Why the 70% gap persists ?
ChipBench’s 2026 rerun still shows AI at about 30% for RTL generation and formal property writing. It excels at log parsing, fails at architectural reasoning. RISC-V makes this worse because the ISA evolves faster than model training data.
Hallucination risk is acknowledged by the EDA vendors themselves. Even Cadence admits : “engineers need to remain in the driving seat. If a customer finds one out of one hundred assertions generated by AI is wrong, the engineer must review results step by step. Relying solely on the agent is risky”.
Cost is the second limit. A full SoC context can burn $2k in tokens per run. For cost-sensitive design houses, including the Indian startups in T-Hub’s semiconductor cohort, that’s a real budget decision.
The TakeawaysÂ
Treat AI as a filter, not a fixer.
Use it for spec parsing, failure classification, and coverage suggestions.

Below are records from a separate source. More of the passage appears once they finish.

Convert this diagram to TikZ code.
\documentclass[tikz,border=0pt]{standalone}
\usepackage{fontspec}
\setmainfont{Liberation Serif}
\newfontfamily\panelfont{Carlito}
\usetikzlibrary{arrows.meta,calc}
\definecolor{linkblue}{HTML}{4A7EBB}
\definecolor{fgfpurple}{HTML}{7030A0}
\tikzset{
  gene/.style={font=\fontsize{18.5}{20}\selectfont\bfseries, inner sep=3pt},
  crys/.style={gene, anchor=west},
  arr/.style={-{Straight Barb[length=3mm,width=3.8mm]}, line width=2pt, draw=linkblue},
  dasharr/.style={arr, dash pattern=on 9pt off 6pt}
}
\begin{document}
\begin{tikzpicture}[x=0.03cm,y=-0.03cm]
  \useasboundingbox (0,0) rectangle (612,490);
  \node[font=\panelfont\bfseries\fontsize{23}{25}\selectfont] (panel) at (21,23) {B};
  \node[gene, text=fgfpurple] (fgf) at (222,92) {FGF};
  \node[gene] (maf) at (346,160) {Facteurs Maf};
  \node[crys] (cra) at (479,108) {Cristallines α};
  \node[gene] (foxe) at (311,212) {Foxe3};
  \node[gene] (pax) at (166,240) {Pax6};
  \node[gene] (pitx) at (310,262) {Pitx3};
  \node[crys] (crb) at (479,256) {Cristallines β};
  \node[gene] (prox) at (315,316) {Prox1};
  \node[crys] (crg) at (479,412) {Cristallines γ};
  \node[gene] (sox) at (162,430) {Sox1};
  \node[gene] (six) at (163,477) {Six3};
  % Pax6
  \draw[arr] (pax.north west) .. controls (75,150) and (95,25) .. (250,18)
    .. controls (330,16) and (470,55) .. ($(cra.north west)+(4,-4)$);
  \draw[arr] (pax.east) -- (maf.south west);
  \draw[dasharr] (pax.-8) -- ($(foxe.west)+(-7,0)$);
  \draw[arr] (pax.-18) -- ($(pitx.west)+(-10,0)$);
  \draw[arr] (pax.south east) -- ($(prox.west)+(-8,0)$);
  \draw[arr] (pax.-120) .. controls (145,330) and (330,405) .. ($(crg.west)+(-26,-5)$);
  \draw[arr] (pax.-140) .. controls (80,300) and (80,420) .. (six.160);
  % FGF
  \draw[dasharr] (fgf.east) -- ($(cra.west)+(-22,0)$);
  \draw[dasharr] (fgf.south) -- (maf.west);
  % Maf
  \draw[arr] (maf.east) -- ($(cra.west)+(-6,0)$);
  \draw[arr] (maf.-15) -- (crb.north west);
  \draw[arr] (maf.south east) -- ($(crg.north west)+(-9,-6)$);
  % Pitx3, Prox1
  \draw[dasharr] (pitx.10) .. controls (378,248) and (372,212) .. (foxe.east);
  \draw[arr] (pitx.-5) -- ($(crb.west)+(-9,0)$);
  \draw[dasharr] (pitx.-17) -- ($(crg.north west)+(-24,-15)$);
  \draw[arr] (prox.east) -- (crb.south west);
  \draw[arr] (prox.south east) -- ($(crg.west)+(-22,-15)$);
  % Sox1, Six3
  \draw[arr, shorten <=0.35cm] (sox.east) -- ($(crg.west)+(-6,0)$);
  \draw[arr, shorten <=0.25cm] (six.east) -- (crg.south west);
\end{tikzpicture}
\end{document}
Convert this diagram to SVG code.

Keep formal verification, security proof, and ISA compliance sign-off human-owned.
The metric that matters is not “AI vs engineer” but time-to-green-regression. Teams using agentic debug report 40 to 60 percent fewer debug hours, with no change in escape rate.
Bottom line: AI hasn’t fixed RISC-V verification. It has made RISC-V’s flexibility economically viable to verify at scale, provided you keep the expert in the loop.